[Begin Provided material]

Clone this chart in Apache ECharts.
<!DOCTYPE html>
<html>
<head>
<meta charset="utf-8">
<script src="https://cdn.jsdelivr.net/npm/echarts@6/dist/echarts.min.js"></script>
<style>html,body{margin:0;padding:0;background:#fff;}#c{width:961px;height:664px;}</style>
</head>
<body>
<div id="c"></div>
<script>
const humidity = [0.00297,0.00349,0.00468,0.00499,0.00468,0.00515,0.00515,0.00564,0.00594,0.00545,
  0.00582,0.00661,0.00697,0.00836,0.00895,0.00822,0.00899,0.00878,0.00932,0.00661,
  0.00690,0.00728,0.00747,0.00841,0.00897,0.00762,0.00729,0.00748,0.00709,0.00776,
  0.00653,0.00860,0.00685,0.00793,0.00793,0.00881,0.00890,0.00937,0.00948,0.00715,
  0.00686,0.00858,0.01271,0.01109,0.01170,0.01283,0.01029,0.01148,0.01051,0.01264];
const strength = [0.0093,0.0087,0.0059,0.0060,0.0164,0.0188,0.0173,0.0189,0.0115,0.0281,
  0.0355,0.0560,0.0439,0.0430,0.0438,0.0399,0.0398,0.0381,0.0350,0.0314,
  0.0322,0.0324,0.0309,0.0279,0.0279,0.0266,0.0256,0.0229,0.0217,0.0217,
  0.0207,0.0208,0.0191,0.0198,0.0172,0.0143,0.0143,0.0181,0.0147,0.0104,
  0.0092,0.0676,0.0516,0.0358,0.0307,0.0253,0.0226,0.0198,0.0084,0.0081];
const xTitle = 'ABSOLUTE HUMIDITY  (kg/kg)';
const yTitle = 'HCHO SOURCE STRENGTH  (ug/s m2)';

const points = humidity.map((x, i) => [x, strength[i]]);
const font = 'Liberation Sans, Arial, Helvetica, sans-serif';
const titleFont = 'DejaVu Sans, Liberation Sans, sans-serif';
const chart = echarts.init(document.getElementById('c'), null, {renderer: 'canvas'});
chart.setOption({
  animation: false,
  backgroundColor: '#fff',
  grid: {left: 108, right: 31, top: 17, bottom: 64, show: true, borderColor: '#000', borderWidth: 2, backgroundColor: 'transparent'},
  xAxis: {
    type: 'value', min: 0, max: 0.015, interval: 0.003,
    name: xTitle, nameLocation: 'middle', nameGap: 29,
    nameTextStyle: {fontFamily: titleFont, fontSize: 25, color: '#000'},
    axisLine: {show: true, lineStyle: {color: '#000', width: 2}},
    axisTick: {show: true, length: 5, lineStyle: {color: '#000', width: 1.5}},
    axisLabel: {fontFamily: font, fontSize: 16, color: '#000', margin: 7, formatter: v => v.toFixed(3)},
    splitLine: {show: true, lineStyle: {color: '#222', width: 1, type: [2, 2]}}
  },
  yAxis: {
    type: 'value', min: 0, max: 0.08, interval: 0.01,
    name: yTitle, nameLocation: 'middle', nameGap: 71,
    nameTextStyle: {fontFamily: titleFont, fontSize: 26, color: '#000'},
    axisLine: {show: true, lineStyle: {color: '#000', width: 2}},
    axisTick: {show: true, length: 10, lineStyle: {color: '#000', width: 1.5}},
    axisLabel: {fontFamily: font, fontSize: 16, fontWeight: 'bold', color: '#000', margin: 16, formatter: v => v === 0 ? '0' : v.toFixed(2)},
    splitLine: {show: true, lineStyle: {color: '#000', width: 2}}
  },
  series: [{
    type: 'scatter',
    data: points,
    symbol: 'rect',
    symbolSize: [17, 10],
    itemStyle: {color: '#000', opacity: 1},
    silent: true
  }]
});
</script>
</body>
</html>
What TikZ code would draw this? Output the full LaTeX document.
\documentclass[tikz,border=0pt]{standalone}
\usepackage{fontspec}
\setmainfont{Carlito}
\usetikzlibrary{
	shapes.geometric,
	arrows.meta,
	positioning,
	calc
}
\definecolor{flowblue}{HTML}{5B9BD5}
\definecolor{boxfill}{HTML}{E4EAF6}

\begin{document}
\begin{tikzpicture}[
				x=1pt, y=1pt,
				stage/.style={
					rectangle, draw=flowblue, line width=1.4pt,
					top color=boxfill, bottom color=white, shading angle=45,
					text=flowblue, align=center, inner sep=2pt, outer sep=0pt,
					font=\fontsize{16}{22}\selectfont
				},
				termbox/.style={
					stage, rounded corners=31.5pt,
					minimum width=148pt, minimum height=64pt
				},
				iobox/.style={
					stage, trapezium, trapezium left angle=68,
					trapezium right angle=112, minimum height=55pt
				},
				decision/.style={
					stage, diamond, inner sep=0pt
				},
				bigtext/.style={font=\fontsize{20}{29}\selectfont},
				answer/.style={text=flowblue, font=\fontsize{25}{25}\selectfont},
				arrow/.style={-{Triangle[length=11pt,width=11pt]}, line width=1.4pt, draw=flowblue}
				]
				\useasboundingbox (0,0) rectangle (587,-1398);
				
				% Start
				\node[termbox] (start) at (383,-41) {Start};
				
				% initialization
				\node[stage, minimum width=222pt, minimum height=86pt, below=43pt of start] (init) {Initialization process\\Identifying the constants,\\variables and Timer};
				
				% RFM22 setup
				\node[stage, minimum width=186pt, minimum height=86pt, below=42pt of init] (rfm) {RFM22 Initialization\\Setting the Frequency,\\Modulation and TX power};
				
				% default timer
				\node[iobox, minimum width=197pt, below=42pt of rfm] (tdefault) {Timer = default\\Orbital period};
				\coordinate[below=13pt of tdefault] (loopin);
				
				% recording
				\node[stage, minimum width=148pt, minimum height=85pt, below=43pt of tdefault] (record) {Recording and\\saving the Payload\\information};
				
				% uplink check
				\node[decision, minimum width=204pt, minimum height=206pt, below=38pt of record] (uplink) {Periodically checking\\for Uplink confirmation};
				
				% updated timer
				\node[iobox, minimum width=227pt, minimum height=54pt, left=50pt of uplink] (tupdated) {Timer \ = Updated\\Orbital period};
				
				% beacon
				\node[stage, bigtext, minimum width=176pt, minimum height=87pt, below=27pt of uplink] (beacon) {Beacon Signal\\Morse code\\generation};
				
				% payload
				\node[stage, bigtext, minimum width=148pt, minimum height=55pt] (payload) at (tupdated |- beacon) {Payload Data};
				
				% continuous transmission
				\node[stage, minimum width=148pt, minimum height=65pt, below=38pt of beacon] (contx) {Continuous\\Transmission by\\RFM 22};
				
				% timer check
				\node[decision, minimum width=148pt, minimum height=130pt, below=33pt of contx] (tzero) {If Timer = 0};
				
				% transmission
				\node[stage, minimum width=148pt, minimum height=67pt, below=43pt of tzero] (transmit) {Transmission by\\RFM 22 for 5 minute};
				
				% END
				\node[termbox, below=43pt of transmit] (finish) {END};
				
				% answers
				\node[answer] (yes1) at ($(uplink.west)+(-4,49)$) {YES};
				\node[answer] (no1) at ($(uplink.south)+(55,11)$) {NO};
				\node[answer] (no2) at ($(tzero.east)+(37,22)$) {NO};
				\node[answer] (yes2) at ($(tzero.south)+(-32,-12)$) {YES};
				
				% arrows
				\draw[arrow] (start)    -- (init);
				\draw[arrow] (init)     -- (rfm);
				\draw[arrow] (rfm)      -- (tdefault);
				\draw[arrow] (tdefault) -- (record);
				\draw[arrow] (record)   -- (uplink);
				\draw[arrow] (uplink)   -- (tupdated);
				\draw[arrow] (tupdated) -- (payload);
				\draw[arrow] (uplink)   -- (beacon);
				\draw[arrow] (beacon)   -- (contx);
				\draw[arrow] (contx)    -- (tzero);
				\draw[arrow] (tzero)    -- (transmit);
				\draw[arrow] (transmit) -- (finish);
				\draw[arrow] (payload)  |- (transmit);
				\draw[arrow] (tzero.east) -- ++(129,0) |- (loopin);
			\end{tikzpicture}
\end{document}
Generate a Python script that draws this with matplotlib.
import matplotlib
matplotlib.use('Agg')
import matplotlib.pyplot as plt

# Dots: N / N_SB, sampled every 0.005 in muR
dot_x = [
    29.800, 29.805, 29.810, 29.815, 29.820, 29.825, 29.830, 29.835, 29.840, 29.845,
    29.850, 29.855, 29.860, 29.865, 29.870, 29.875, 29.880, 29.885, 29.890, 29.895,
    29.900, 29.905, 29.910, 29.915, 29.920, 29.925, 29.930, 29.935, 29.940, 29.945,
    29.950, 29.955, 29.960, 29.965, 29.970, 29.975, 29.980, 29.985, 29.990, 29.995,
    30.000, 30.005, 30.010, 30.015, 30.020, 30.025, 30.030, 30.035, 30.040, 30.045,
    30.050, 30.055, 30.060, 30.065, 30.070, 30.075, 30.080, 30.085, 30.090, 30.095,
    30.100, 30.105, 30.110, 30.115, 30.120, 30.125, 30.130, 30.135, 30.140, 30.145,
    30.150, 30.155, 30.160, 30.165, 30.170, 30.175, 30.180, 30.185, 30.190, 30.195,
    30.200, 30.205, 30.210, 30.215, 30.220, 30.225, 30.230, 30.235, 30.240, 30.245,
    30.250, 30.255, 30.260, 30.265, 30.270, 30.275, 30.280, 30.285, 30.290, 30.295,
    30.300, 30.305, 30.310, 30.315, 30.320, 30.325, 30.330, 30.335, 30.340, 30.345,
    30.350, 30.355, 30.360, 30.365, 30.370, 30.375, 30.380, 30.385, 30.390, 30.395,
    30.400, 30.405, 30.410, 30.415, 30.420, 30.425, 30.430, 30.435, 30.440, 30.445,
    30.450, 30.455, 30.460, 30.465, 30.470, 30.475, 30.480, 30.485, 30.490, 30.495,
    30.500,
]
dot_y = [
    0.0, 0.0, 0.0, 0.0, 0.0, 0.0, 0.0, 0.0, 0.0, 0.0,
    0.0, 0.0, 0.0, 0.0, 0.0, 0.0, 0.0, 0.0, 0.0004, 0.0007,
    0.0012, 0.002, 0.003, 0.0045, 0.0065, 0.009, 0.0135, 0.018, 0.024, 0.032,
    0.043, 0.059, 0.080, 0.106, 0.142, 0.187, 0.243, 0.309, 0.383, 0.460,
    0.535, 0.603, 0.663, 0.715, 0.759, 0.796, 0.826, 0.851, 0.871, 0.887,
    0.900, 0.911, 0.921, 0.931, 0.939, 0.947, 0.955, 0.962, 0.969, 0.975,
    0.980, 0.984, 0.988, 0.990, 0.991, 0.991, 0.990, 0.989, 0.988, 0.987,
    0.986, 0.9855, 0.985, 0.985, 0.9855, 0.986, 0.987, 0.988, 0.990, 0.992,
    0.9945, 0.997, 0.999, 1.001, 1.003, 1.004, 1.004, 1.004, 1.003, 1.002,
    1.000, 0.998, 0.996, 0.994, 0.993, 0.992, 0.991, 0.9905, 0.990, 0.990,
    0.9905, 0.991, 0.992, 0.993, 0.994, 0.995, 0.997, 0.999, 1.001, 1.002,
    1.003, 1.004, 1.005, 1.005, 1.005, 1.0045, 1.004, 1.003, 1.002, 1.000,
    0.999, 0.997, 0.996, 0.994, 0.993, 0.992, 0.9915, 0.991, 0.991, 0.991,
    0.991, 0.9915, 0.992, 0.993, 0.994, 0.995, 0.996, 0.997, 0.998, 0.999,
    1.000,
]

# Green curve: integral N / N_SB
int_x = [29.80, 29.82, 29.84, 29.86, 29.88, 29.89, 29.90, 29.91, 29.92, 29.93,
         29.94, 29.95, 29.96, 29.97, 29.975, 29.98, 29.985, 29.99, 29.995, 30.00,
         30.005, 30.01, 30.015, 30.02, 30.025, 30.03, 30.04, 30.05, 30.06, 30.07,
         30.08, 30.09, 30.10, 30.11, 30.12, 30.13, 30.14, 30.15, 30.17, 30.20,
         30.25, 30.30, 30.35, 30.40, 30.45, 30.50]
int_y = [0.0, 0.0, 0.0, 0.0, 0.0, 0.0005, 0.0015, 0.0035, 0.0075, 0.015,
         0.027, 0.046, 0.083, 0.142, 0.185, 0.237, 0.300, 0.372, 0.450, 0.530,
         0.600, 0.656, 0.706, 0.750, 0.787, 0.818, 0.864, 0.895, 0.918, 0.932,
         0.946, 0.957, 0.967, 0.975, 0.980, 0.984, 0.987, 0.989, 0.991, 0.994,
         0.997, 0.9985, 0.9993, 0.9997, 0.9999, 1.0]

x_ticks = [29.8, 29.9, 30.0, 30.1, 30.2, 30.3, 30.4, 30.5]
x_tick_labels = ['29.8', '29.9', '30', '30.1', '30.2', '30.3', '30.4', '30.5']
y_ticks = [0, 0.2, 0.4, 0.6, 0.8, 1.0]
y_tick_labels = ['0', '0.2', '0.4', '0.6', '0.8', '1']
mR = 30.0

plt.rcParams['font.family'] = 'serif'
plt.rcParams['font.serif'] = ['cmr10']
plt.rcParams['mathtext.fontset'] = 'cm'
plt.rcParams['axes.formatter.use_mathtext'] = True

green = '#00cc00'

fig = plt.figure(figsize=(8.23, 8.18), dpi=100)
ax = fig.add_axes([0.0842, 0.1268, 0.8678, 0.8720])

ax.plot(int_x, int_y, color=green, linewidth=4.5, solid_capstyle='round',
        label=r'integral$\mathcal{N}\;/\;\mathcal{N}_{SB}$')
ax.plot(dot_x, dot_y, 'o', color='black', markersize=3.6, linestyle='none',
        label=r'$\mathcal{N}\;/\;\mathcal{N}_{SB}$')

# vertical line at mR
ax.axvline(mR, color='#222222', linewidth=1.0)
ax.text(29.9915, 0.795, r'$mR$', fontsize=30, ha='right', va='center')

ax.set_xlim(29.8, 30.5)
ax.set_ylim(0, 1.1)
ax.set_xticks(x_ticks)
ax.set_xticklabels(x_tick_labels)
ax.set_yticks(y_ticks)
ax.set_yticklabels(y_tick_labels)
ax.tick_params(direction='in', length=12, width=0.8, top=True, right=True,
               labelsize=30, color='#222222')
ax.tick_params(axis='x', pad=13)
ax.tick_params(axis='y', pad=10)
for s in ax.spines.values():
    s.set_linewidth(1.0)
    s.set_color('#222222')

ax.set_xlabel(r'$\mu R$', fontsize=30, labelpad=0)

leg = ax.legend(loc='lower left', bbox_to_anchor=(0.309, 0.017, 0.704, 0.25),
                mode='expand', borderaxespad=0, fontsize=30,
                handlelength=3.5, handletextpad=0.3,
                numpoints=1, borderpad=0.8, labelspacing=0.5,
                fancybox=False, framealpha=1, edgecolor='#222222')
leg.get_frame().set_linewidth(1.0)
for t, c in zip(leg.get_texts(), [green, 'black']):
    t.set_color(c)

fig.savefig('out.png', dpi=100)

[End Provided material]

- [What you have to do]
Print, please, the lines above from the very first through the one that holds "const yTitle = 'HCHO", both included, word for word and with nothing else.

- [Solved problem]
Clone this chart in Apache ECharts.
<!DOCTYPE html>
<html>
<head>
<meta charset="utf-8">
<script src="https://cdn.jsdelivr.net/npm/echarts@6/dist/echarts.min.js"></script>
<style>html,body{margin:0;padding:0;background:#fff;}#c{width:961px;height:664px;}</style>
</head>
<body>
<div id="c"></div>
<script>
const humidity = [0.00297,0.00349,0.00468,0.00499,0.00468,0.00515,0.00515,0.00564,0.00594,0.00545,
  0.00582,0.00661,0.00697,0.00836,0.00895,0.00822,0.00899,0.00878,0.00932,0.00661,
  0.00690,0.00728,0.00747,0.00841,0.00897,0.00762,0.00729,0.00748,0.00709,0.00776,
  0.00653,0.00860,0.00685,0.00793,0.00793,0.00881,0.00890,0.00937,0.00948,0.00715,
  0.00686,0.00858,0.01271,0.01109,0.01170,0.01283,0.01029,0.01148,0.01051,0.01264];
const strength = [0.0093,0.0087,0.0059,0.0060,0.0164,0.0188,0.0173,0.0189,0.0115,0.0281,
  0.0355,0.0560,0.0439,0.0430,0.0438,0.0399,0.0398,0.0381,0.0350,0.0314,
  0.0322,0.0324,0.0309,0.0279,0.0279,0.0266,0.0256,0.0229,0.0217,0.0217,
  0.0207,0.0208,0.0191,0.0198,0.0172,0.0143,0.0143,0.0181,0.0147,0.0104,
  0.0092,0.0676,0.0516,0.0358,0.0307,0.0253,0.0226,0.0198,0.0084,0.0081];
const xTitle = 'ABSOLUTE HUMIDITY  (kg/kg)';
const yTitle = 'HCHO SOURCE STRENGTH  (ug/s m2)';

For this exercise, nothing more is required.